● Set exercise: Quote, line for line, the entries from the first through the one containing "plt.rcParams['mathtext.it'] = 'Liberation". Pictures are left out.

● Data records:

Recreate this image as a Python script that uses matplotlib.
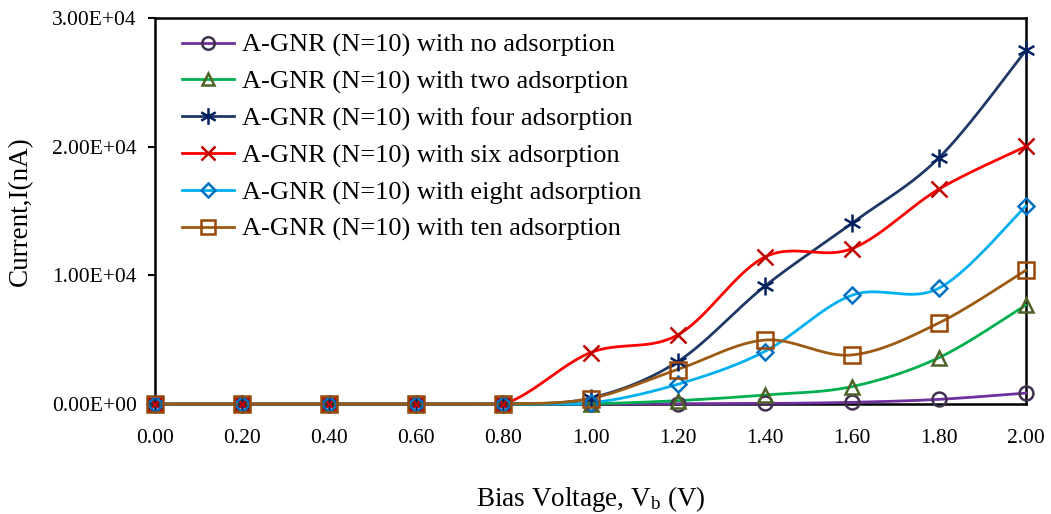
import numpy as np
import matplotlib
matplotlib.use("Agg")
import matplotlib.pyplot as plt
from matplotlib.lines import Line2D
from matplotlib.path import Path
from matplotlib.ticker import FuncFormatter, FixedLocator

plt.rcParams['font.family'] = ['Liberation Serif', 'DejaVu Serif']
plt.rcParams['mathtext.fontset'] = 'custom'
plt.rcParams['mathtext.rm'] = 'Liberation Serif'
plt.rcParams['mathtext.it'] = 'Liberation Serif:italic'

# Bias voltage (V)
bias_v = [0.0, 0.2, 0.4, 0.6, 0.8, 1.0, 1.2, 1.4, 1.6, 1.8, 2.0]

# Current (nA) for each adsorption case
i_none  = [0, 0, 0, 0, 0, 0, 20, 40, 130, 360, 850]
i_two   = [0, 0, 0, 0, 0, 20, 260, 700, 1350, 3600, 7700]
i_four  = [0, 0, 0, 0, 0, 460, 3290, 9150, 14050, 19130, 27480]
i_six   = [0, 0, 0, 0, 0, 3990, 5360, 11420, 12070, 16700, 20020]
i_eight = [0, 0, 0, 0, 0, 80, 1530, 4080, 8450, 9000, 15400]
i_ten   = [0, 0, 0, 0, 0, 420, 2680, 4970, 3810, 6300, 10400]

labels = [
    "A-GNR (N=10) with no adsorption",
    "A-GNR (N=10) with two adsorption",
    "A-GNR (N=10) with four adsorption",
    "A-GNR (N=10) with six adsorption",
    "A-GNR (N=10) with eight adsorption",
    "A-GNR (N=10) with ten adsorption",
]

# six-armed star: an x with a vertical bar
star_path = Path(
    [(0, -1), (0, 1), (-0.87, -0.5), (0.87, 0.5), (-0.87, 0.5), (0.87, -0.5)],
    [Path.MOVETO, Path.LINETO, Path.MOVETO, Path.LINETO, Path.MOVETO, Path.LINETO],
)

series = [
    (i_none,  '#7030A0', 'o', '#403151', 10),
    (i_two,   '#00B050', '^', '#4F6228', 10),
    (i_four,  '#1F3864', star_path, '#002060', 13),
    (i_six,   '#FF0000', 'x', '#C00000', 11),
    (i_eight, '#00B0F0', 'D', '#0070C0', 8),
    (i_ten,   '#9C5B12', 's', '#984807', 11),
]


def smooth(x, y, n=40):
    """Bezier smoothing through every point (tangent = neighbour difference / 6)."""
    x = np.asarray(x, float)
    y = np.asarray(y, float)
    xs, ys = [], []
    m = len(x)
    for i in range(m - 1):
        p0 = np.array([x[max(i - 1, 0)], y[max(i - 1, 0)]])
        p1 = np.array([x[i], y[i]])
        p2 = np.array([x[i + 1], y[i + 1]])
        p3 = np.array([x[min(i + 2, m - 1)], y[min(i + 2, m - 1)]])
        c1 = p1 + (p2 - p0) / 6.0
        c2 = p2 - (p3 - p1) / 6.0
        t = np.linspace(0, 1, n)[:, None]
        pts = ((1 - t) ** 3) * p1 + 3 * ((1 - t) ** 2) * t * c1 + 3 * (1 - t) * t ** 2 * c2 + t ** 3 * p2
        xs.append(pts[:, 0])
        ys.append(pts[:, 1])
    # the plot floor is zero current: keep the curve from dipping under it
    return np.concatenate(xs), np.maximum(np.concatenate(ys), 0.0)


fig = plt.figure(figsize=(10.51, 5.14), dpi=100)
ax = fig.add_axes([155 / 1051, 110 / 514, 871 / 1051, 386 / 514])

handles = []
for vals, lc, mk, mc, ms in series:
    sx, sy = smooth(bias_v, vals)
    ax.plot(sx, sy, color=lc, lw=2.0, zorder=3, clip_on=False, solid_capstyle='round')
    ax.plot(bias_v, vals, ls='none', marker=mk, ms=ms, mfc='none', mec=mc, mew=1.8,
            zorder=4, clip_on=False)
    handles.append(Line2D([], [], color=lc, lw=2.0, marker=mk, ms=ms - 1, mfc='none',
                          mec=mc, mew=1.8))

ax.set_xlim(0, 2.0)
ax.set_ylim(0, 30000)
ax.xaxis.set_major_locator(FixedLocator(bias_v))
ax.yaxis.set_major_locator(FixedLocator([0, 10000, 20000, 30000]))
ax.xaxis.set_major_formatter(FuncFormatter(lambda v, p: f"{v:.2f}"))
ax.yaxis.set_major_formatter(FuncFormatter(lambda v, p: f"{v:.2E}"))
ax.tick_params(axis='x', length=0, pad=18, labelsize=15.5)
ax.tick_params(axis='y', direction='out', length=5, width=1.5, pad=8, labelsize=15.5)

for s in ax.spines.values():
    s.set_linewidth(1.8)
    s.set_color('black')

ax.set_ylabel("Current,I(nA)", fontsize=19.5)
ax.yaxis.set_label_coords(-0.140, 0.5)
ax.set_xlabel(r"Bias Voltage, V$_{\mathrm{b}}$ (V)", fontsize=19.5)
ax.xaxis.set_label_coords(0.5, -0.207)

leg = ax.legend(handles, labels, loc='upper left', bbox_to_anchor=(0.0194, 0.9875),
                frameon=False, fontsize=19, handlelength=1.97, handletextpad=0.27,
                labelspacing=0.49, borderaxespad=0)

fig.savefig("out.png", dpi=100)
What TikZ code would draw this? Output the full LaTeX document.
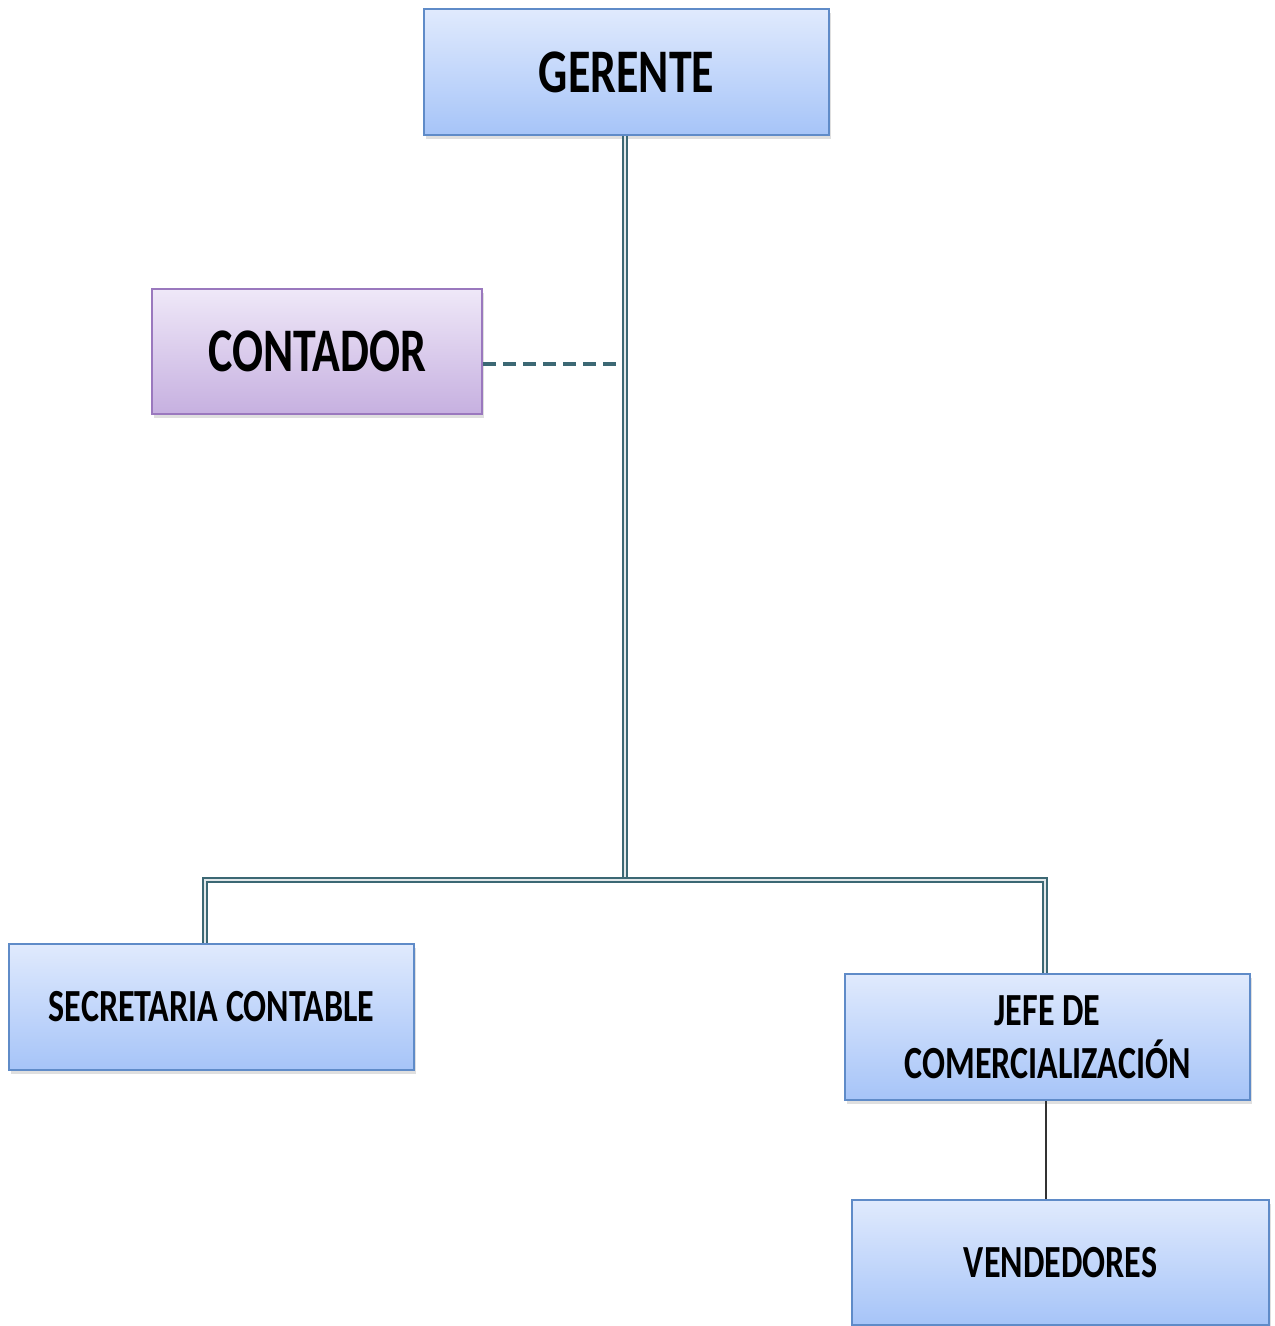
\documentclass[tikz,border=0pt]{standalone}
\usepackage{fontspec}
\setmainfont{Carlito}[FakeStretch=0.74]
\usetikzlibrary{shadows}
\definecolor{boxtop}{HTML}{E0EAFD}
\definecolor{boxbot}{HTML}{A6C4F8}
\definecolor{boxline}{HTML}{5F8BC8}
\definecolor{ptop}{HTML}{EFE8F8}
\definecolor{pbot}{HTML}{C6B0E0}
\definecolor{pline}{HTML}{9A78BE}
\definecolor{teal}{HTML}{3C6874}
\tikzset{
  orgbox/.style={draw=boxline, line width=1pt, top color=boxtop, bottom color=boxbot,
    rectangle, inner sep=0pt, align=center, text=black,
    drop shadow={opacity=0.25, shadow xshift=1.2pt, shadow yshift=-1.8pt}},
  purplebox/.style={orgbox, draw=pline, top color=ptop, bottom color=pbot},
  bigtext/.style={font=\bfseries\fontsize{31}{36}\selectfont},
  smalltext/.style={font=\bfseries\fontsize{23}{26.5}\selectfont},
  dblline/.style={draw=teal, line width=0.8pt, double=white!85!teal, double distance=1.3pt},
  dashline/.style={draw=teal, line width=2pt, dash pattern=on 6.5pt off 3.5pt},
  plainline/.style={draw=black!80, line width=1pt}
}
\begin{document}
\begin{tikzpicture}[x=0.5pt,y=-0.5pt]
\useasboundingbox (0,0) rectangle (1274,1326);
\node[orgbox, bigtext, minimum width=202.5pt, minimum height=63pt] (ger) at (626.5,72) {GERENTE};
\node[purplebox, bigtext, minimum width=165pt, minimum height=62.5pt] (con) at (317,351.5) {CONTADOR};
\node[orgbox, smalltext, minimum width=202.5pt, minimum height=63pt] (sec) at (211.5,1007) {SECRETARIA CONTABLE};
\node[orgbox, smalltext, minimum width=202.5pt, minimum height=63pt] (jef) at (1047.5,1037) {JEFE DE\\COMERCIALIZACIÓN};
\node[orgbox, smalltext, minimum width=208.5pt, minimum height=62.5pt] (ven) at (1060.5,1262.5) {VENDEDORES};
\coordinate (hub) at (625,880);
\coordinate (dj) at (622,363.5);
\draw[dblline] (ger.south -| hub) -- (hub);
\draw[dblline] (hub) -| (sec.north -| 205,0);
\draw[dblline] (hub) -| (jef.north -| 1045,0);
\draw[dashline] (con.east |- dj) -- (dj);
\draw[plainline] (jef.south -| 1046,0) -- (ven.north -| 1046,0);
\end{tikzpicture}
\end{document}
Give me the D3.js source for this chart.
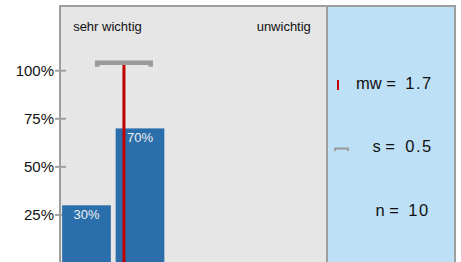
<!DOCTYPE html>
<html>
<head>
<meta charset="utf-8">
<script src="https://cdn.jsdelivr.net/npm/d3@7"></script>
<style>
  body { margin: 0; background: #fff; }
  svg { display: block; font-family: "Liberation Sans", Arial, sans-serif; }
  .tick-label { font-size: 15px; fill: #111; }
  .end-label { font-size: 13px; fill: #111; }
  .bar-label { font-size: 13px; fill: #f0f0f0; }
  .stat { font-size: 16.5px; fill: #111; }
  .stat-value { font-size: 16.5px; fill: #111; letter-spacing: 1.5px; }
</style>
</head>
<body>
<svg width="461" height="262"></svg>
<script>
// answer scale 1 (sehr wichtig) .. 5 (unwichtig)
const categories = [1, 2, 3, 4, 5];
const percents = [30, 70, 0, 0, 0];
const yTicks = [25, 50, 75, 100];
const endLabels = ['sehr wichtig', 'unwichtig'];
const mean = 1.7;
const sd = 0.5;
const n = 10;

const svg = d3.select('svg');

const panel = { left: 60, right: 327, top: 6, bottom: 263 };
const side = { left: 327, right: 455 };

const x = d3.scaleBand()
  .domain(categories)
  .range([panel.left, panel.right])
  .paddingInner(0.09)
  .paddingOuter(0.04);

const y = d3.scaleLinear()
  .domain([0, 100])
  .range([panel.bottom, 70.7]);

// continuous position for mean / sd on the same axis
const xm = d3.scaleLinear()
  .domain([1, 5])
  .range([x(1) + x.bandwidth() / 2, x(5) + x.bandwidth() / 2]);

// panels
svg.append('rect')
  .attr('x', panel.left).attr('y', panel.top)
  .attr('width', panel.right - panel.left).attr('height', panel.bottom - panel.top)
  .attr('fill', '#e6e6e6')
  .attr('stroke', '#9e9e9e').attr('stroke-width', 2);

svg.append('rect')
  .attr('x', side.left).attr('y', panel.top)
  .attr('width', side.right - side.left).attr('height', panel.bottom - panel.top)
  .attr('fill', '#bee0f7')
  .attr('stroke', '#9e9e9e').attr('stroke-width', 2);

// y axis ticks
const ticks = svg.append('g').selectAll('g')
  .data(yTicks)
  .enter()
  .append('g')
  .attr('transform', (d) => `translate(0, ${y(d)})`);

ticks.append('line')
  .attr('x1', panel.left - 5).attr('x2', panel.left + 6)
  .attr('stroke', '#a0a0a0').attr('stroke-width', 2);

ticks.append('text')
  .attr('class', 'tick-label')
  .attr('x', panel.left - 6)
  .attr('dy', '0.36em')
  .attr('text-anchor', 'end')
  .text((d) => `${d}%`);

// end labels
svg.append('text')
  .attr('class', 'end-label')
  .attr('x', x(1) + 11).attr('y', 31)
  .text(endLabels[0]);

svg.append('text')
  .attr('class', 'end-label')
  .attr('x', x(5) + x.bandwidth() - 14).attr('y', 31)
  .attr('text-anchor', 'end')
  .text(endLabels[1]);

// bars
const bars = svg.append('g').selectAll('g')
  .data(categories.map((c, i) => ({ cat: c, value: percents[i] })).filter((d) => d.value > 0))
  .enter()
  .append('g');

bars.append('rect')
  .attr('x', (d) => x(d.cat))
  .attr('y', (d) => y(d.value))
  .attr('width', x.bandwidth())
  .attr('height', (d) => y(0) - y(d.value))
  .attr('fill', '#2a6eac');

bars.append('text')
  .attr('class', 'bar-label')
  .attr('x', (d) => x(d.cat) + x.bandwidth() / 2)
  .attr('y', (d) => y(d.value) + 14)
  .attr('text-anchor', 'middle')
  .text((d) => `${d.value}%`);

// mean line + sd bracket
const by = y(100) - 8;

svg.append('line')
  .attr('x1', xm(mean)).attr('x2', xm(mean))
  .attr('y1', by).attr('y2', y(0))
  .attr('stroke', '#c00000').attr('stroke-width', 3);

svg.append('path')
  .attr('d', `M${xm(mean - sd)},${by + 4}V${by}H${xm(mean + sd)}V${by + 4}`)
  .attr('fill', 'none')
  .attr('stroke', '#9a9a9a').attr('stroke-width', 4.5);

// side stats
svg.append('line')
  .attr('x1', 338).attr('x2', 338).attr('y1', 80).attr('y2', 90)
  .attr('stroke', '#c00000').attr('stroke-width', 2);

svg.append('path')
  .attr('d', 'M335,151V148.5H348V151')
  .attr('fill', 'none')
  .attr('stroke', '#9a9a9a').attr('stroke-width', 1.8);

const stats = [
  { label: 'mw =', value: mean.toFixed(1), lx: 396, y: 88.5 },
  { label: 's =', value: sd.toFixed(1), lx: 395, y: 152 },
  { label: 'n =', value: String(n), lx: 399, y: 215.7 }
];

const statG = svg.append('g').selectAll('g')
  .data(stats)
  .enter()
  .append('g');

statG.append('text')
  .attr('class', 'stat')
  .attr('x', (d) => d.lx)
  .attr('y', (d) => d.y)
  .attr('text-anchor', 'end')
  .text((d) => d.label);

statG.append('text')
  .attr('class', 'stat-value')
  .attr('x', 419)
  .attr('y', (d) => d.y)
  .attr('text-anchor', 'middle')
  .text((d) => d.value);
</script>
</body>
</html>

● Result of this task:
Recreate this image as a Python script that uses matplotlib.
import numpy as np
import matplotlib
matplotlib.use("Agg")
import matplotlib.pyplot as plt
from matplotlib.lines import Line2D
from matplotlib.path import Path
from matplotlib.ticker import FuncFormatter, FixedLocator

plt.rcParams['font.family'] = ['Liberation Serif', 'DejaVu Serif']
plt.rcParams['mathtext.fontset'] = 'custom'
plt.rcParams['mathtext.rm'] = 'Liberation Serif'
plt.rcParams['mathtext.it'] = 'Liberation Serif:italic'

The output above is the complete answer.